Would Jackson have been just as happy with his treatment? Cirque du Soleil is inherently a visual experience, so maybe it's not fair to judge Immortal solely on sonic merits. That said, the LOVE soundtrack — as overseen by Fab Four producer George Martin — worked as a collage of the Beatles' best, especially a stripped version of While My Guitar Gently Weeps. There's nothing that gripping on Immortal, with "musical designer" Kevin Antunes and show director Jamie King instead settling for injecting sound effects and trickery into connected snippets of some 40 MJ classics.
A merging of Beat It and Jacksons-Jagger duet State of Shock features overwrought dialogue from the Bad video.
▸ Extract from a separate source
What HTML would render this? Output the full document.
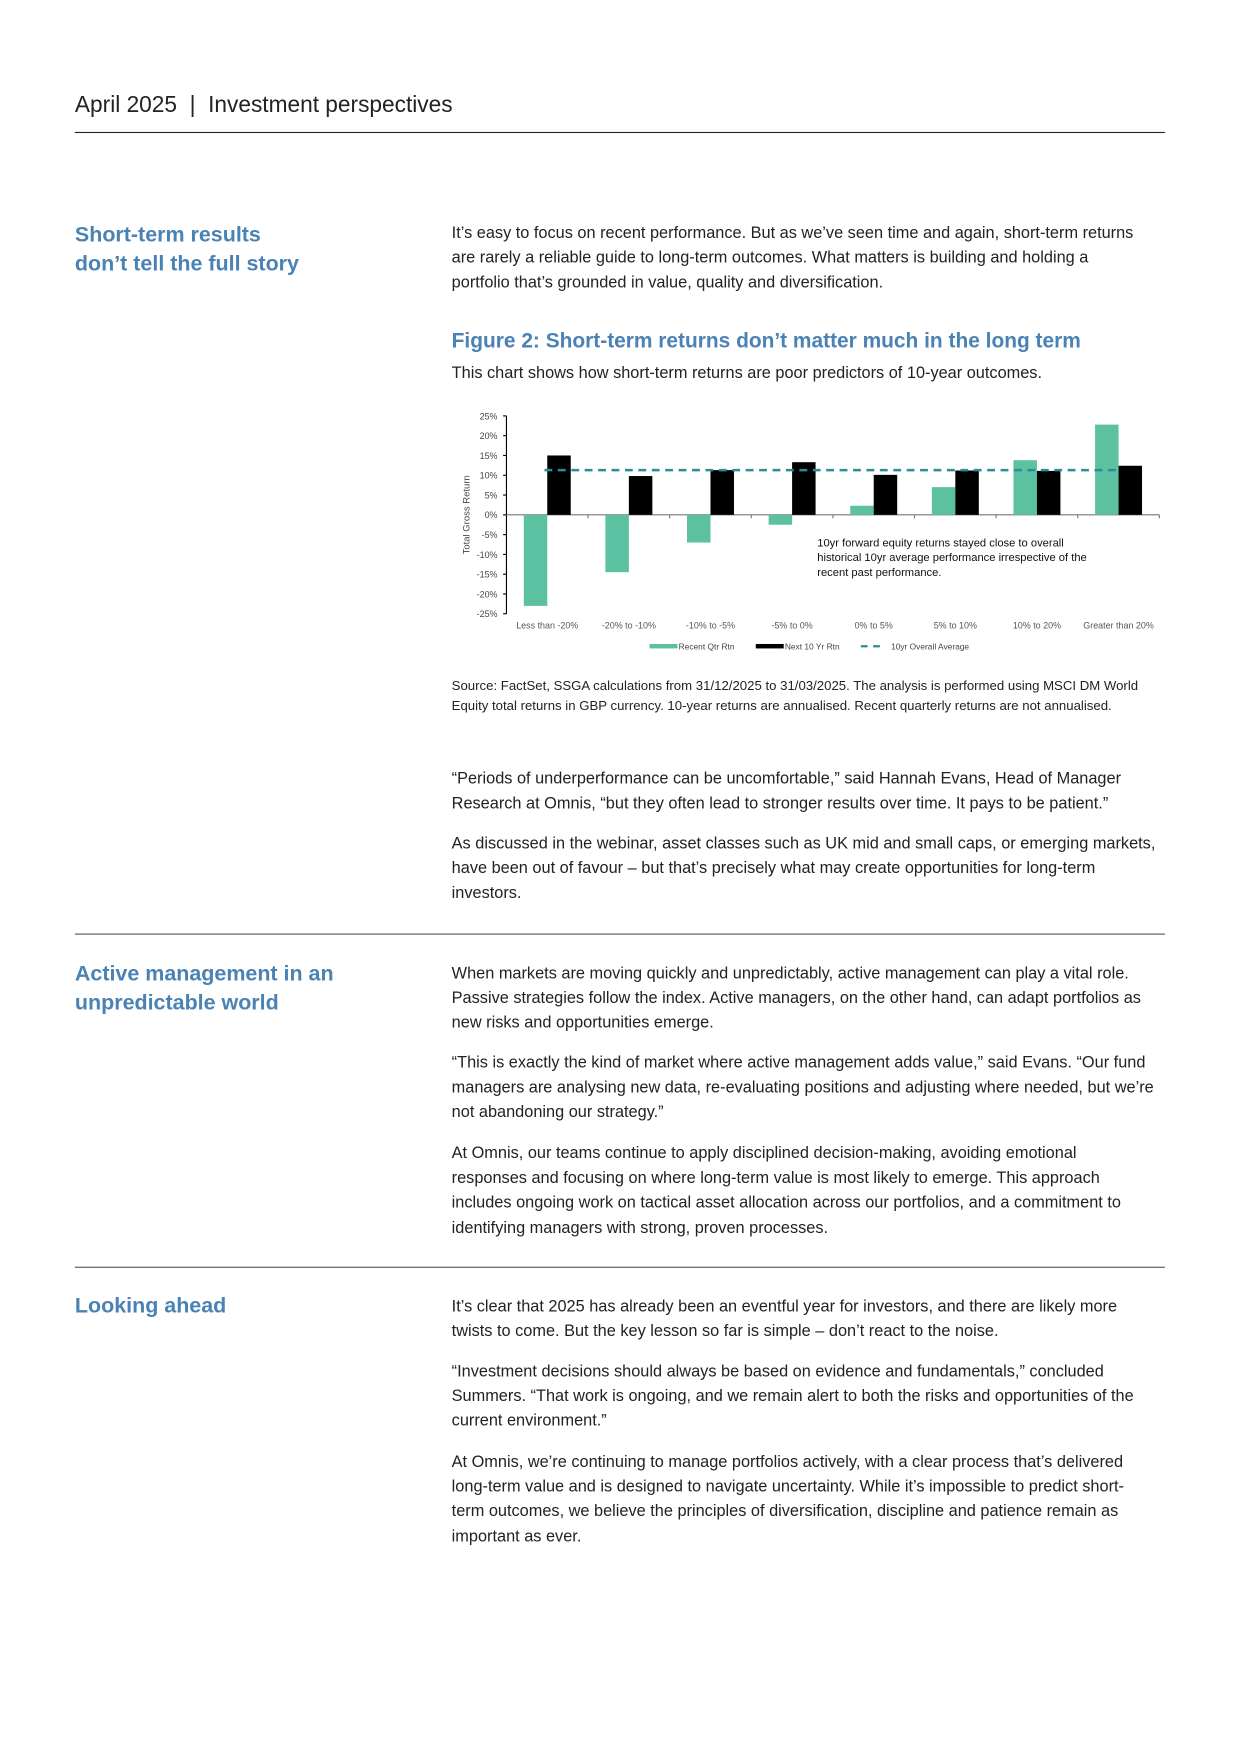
<!DOCTYPE html>
<html><head><meta charset="utf-8">
<style>
html,body{margin:0;padding:0;background:#fff;}
body{width:1240px;height:1754px;overflow:hidden;position:relative;}
#pg{position:absolute;left:0;top:0;width:1110px;height:1569px;transform:scale(1.118);transform-origin:0 0;font-family:"Liberation Sans",sans-serif;color:#222;}
.l{position:absolute;left:404px;white-space:nowrap;font-size:14.6px;line-height:22.4px;margin-top:1.5px;}
.h{position:absolute;left:67px;white-space:nowrap;font-size:19.2px;font-weight:bold;color:#4a82b4;line-height:26.5px;margin-top:1.5px;}
.rule{position:absolute;left:67px;width:975px;height:1px;background:#555;}
.src{position:absolute;left:404px;white-space:nowrap;font-size:11.8px;line-height:18px;margin-top:1px;}
</style></head><body>
<div id="pg">
<div style="position:absolute;left:67px;top:83px;font-size:20.3px;color:#222;white-space:nowrap">April 2025 &nbsp;|&nbsp; Investment perspectives</div>
<div class="rule" style="top:118px;background:#222"></div>

<div class="h" style="top:196px">Short-term results<br>don’t tell the full story</div>
<div class="l" style="top:196px">It’s easy to focus on recent performance. But as we’ve seen time and again, short-term returns<br>are rarely a reliable guide to long-term outcomes. What matters is building and holding a<br>portfolio that’s grounded in value, quality and diversification.</div>
<div class="l" style="top:290px;font-size:18.7px;font-weight:bold;color:#4a82b4;line-height:26px">Figure 2: Short-term returns don’t matter much in the long term</div>
<div class="l" style="top:321px">This chart shows how short-term returns are poor predictors of 10-year outcomes.</div>

<svg style="position:absolute;left:0;top:0" width="1100" height="600" id="chart" font-family="Liberation Sans, sans-serif"></svg>

<div class="src" style="top:603px">Source: FactSet, SSGA calculations from 31/12/2025 to 31/03/2025. The analysis is performed using MSCI DM World<br>Equity total returns in GBP currency. 10-year returns are annualised. Recent quarterly returns are not annualised.</div>

<div class="l" style="top:684px">“Periods of underperformance can be uncomfortable,” said Hannah Evans, Head of Manager<br>Research at Omnis, “but they often lead to stronger results over time. It pays to be patient.”</div>
<div class="l" style="top:742px">As discussed in the webinar, asset classes such as UK mid and small caps, or emerging markets,<br>have been out of favour – but that’s precisely what may create opportunities for long-term<br>investors.</div>
<div class="rule" style="top:835px"></div>

<div class="h" style="top:857px">Active management in an<br>unpredictable world</div>
<div class="l" style="top:858px">When markets are moving quickly and unpredictably, active management can play a vital role.<br>Passive strategies follow the index. Active managers, on the other hand, can adapt portfolios as<br>new risks and opportunities emerge.</div>
<div class="l" style="top:938px">“This is exactly the kind of market where active management adds value,” said Evans. “Our fund<br>managers are analysing new data, re-evaluating positions and adjusting where needed, but we’re<br>not abandoning our strategy.”</div>
<div class="l" style="top:1019px">At Omnis, our teams continue to apply disciplined decision-making, avoiding emotional<br>responses and focusing on where long-term value is most likely to emerge. This approach<br>includes ongoing work on tactical asset allocation across our portfolios, and a commitment to<br>identifying managers with strong, proven processes.</div>
<div class="rule" style="top:1133px"></div>

<div class="h" style="top:1154px">Looking ahead</div>
<div class="l" style="top:1156px">It’s clear that 2025 has already been an eventful year for investors, and there are likely more<br>twists to come. But the key lesson so far is simple – don’t react to the noise.</div>
<div class="l" style="top:1214px">“Investment decisions should always be based on evidence and fundamentals,” concluded<br>Summers. “That work is ongoing, and we remain alert to both the risks and opportunities of the<br>current environment.”</div>
<div class="l" style="top:1295px">At Omnis, we’re continuing to manage portfolios actively, with a clear process that’s delivered<br>long-term value and is designed to navigate uncertainty. While it’s impossible to predict short-<br>term outcomes, we believe the principles of diversification, discipline and patience remain as<br>important as ever.</div>
</div>
<script>
const categories=["Less than -20%","-20% to -10%","-10% to -5%","-5% to 0%","0% to 5%","5% to 10%","10% to 20%","Greater than 20%"];
const recentQtr=[-23,-14.5,-7,-2.5,2.3,7,13.8,22.8];
const next10Yr=[15,9.8,11.3,13.3,10.1,11.2,11.1,12.4];
const overallAvg=11.3;
const yTicks=[25,20,15,10,5,0,-5,-10,-15,-20,-25];
const svg=document.getElementById('chart');
const NS='http://www.w3.org/2000/svg';
const X0=453,X1=1037,Ytop=372,Ybot=549;
const y=v=>Ytop+(25-v)*(Ybot-Ytop)/50;
const band=(X1-X0)/categories.length;
const bx=i=>X0+band*i;
function mk(t,a,p){const e=document.createElementNS(NS,t);for(const k in a)e.setAttribute(k,a[k]);(p||svg).appendChild(e);return e;}
let e;
e=mk('line',{x1:X0,x2:X0,y1:Ytop,y2:Ybot,stroke:'#000','stroke-width':1});

yTicks.forEach(v=>{
 mk('line',{x1:X0-3,x2:X0,y1:y(v),y2:y(v),stroke:'#000'});
 e=mk('text',{x:X0-8,y:y(v)+3,'font-size':8,fill:'#444','text-anchor':'end'});e.textContent=v+'%';
 
});
e=mk('text',{x:0,y:0,'font-size':8.5,fill:'#444','text-anchor':'middle',transform:`translate(420,${y(0)}) rotate(-90)`});e.textContent='Total Gross Return';

e=mk('line',{x1:X0,x2:X1,y1:y(0),y2:y(0),stroke:'#777'});

categories.forEach((c,i)=>{
 mk('line',{x1:bx(i+1),x2:bx(i+1),y1:y(0),y2:y(0)+3,stroke:'#777'});
 const g0=bx(i)+band/2-21;
 const rv=recentQtr[i];
 e=mk('rect',{x:g0,y:Math.min(y(rv),y(0)),width:21,height:Math.abs(y(rv)-y(0)),fill:'#5cc1a0'});
 
 const nv=next10Yr[i];
 e=mk('rect',{x:g0+21,y:Math.min(y(nv),y(0)),width:21,height:Math.abs(y(nv)-y(0)),fill:'#000'});
 
 e=mk('text',{x:bx(i)+band/2,y:562,'font-size':8,fill:'#555','text-anchor':'middle'});e.textContent=c;
 
});
e=mk('line',{x1:X0+34,x2:bx(7)+band/2,y1:y(overallAvg),y2:y(overallAvg),stroke:'#2a8f95','stroke-width':2.2,'stroke-dasharray':'7,5'});

e=mk('text',{x:731,y:489,'font-size':10,fill:'#111'});

['10yr forward equity returns stayed close to overall','historical 10yr average performance irrespective of the','recent past performance.'].forEach((t,k)=>{const s=mk('tspan',{x:731,dy:k?13:0},e);s.textContent=t;});
e=mk('rect',{x:581,y:576,width:25,height:4,fill:'#5cc1a0'});
e=mk('text',{x:607,y:581,'font-size':7.5,fill:'#444'});e.textContent='Recent Qtr Rtn';
e=mk('rect',{x:676,y:576,width:25,height:4,fill:'#000'});
e=mk('text',{x:702,y:581,'font-size':7.5,fill:'#444'});e.textContent='Next 10 Yr Rtn';
e=mk('line',{x1:770,x2:792,y1:578,y2:578,stroke:'#2a8f95','stroke-width':2,'stroke-dasharray':'6,5'});
e=mk('text',{x:797,y:581,'font-size':7.5,fill:'#444'});e.textContent='10yr Overall Average';
</script>
</body></html>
An echoing, rain-soaked You Are Not Alone is paired with I Just Can't Stop Loving You, which suddenly switches into a Spanish version. The Cirque folks have a violent blast with all the gunplay production of Smooth Criminal, but that song was already a whirlwind of frantic ideas. Does it really need more clutter? And why try to outdo the King of Pop? It's all interesting, and kind of what-next clever, but there's very little reason to ever listen again.
It would have been nice to hear more isolated emphasis on Jackson's voice; for all his dancing flash, he was an underrated singer. And there's a weird reliance on late-career work, especially since his '70s stuff was so exuberant. Oh well. After listening to Immortal, I didn't really want to see the stage show. Instead, I just wanted to listen to the original Off the Wall on vinyl — no special effects necessary.